13-time Coach of the Year ends 27-year run in Richland
There will be more fishing.
The golf clubs, sitting pretty much idle for the past 12 years, will be swung again.
Heck, the old coach may go back out and bird hunt again.
Earl Streufert, still on a family vacation, told the Herald on Friday that he felt he was ready to retire as the head coach of the Richland High School boys’ basketball team.
“It was just time,” said Streufert. “It’s time for someone else to do it. Thirty-eight years is a lot of time.”
It just so happened that in Streufert’s final year, his Bombers ended up winning the Class 4A state basketball championship, going 28-0 in the process.
But that, he insists, was coincidental.
“I mean, these guys were a special group,” he said.
But he’d been thinking about it for a while.
His wife was already retired, and he errors from teaching at the high school a few years ago.
He had spent much of this season babysitting his grandson before going to practice or to games.
So after the Bombers won the state title on March 7, beating Gonzaga Prep 63-49, the rumors were already out there that he was calling it quits.
But when asked after the game, Streufert said he wanted to mull it over for a few weeks before making the call.
He waited four weeks before handing his resignation letter to Richland athletic director Adrian Ochoa on April 3.
Streufert leaves an impressive resume:
- A coaching record of 490 wins against 189 losses
- He spent 38 years on the sidelines in high school basketball — 11 years as an assistant to Jim Thacker at Walla Walla (where the Blue Devils won a state title in 1999), and 27 years as head coach for the Bombers.
- His Richland teams won 12 league titles, four regional crowns, made 13 state tournament appearances, and earned eight state trophies.
- Besides this year’s state championship team, Streufert’s Bombers placed second at state twice (2014 and 2024); finished fourth twice (2019 and 2025); was fifth in 2018, sixth in 2017, and eighth in 2008.
- He was named Coach of the Year 13 times in the Mid-Columbia Conference or Big Nine Conference; and he was named 4A Washington State Coach of the Year.
For Streufert and his long-time assistant coach Bruce Robertson (who is also stepping down), the memories will last a lifetime.
“Bruce and I were texting back and forth thinking about some of our highlights: Beating a tough Wasatch, Utah, team. Beating Beamer in 2014 to play for the title,” said Streufert. “Steven Beo scoring 45 points against Mead at regionals. In 2009, beating Gonzaga Prep at Gonzaga Prep at district.”
Then there was the time a few years ago when Richland had to play at Ferris of Spokane in the district tournament. The game was delayed 30 minutes while Ferris officials tried to get the long line of Bombers fans into the gym.
“We told them that we travel well,” said Streufert.
He wasn’t lying.
The Bomber Faithful kept filling the Tacoma Dome stands last month each day of the state tournament, the crowd getting bigger with each contest.

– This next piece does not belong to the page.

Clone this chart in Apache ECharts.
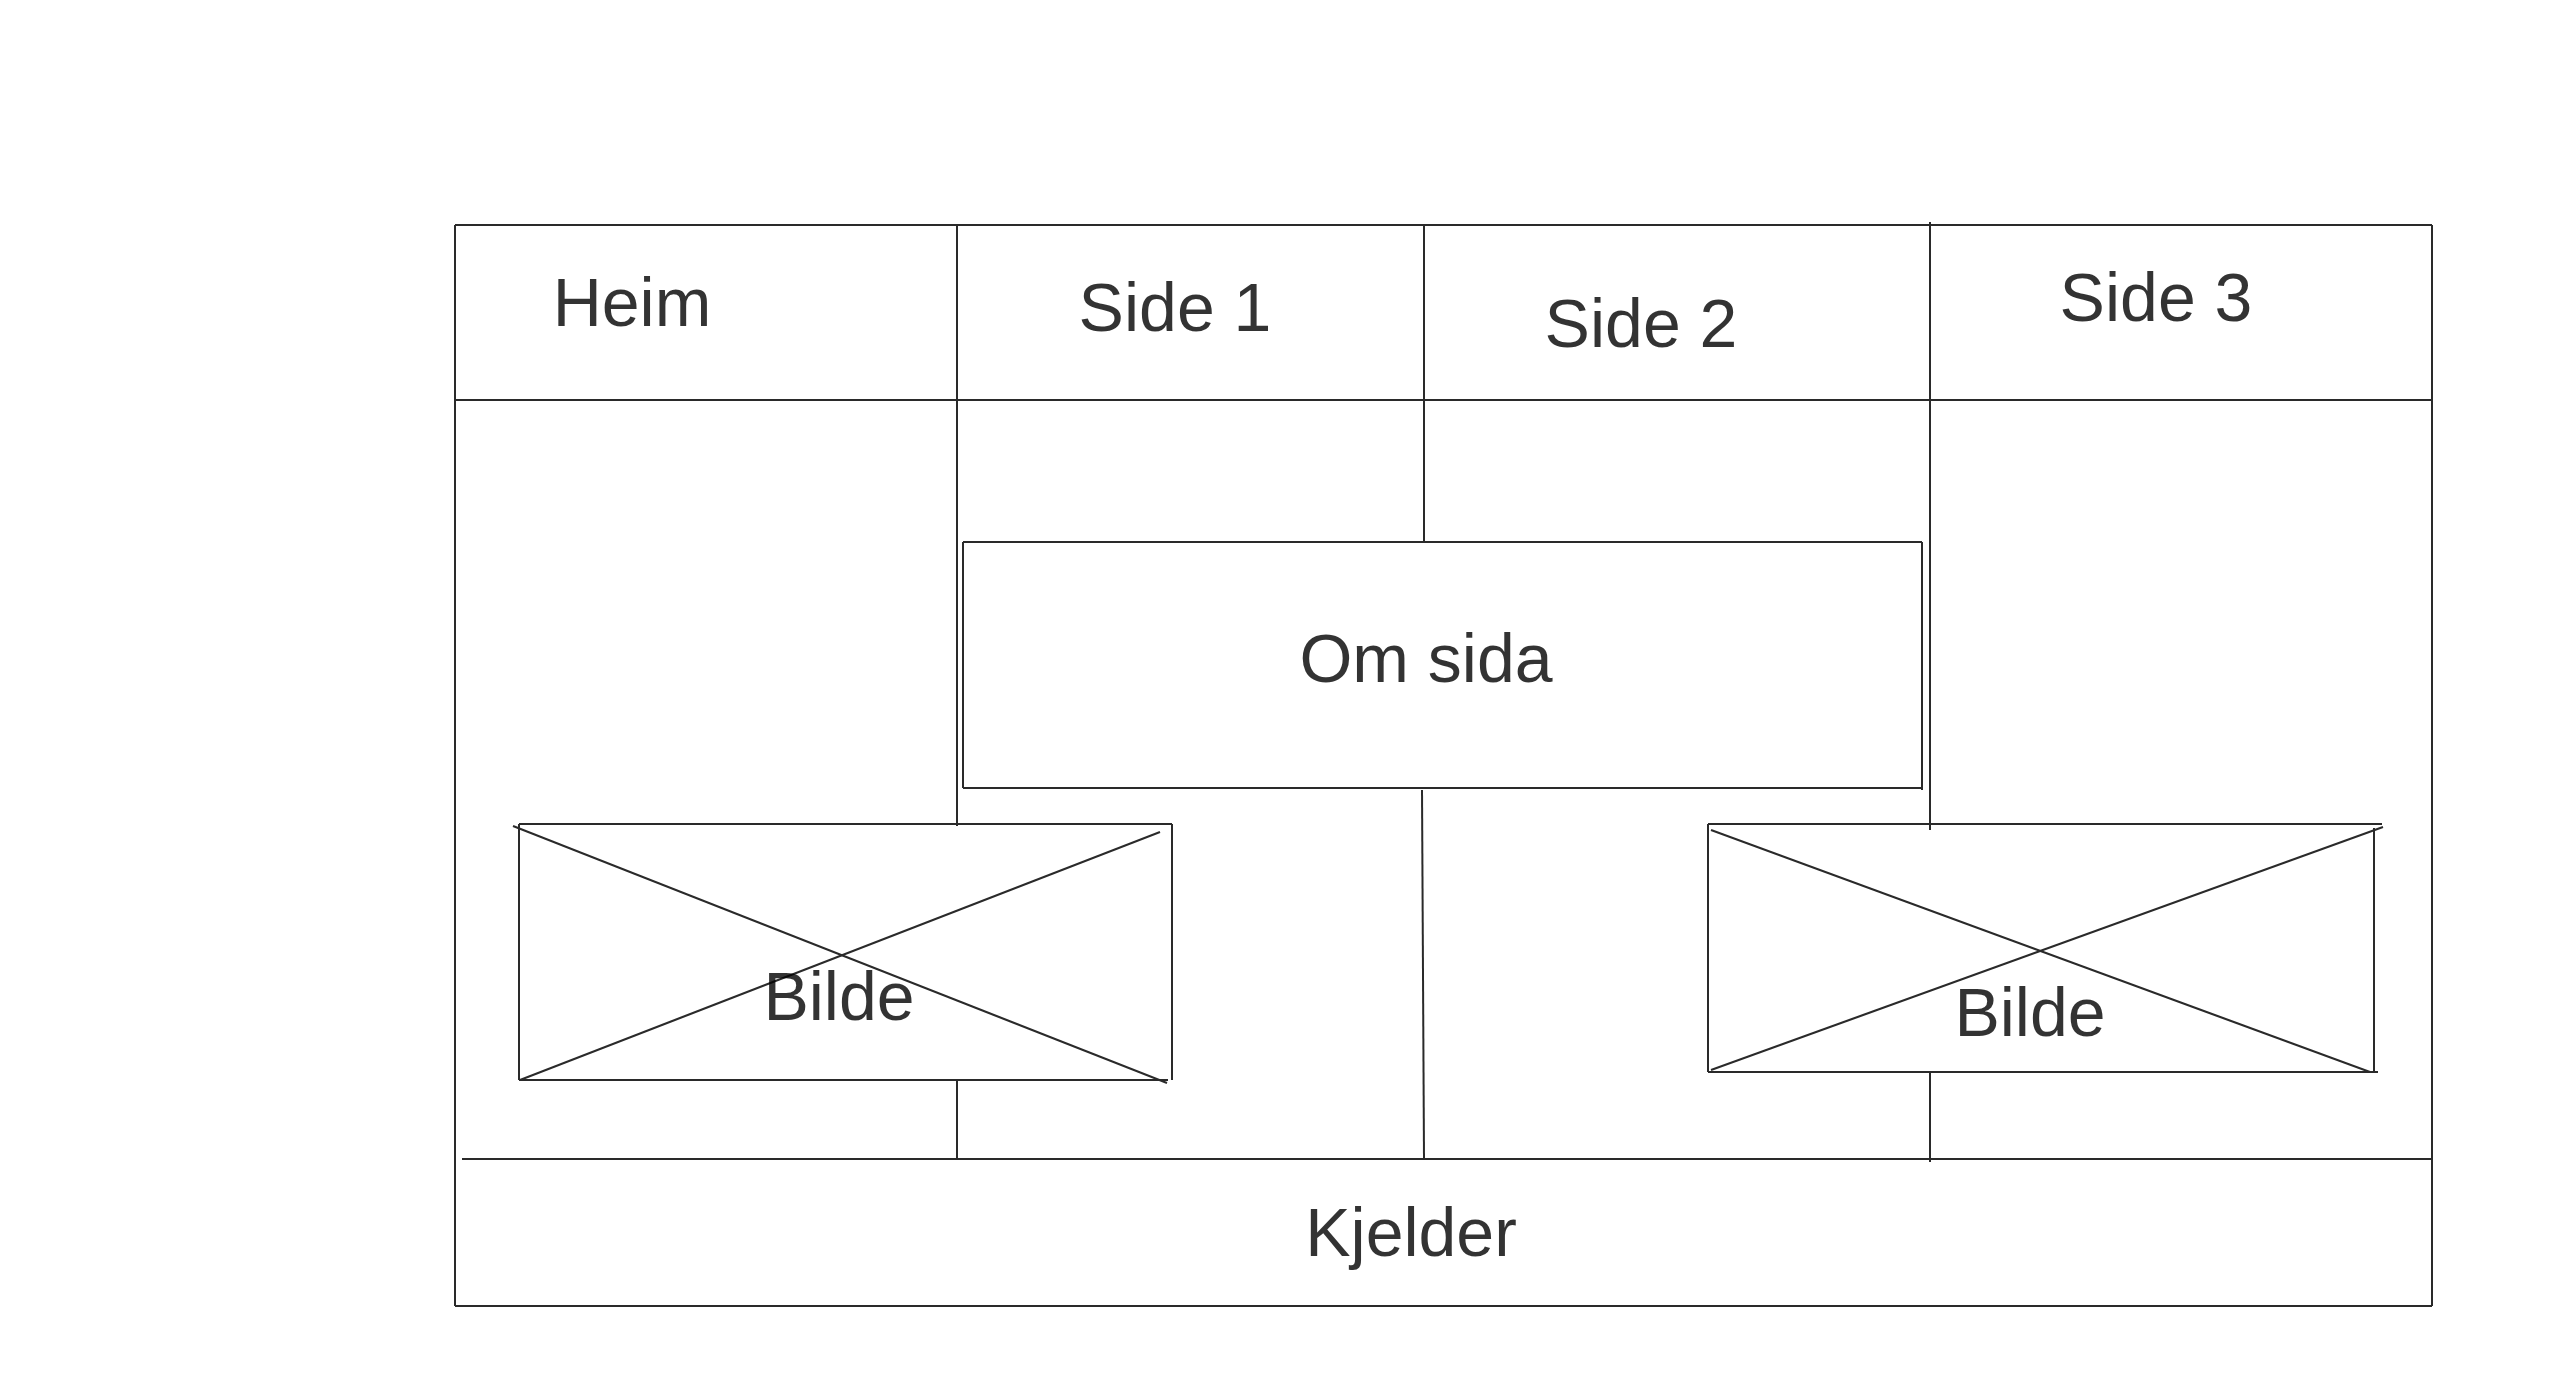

By Saturday night’s final, the media covering the tournament were awestruck with the size of the Richland crowd.
But the thing that always sticks in Streufert’s mind was just walking out onto the Dawald Gym floor on game day and seeing a packed court.
“Some people would get their blankets in the stands at 2 p.m. to reserve their spots,” Streufert recalled.
Streufert’s team always held a youth clinic each season.
When he started, it was run by the city, and it was attended by 40 to 50 kids.
“Then one year, we took it over, and we expanded it,” said Streufert. “We had 350 kids at those clinics.”
He praised the many friends of the program, which included Dave Weikum — a Kennewick High grad who has spent decades traveling with the team to videotape not just games but practices.
“There was Joe and Peggy Frank, (Dick) Cartmell, and so many, many more,” said Streufert. “Everyone was so supportive at Richland. Not one time in Richland did anybody ever say to me, ‘No, we can’t do that.’”
So, when Streufert wanted to travel to Utah to play some tough non-league games to start a season, the school made it happen.
“It was just a great place to coach,” he said. “But it’s just time.”
Streufert said the Richland head coaching job can be all-consuming. Usually after the season ends, he starts thinking about the summer program.
“It’s going to be an interesting transition,” said Streufert. “I look forward to having a summer off for the first time since I was 14.”
Jeff Morrow is former sports editor of the Tri-City Herald.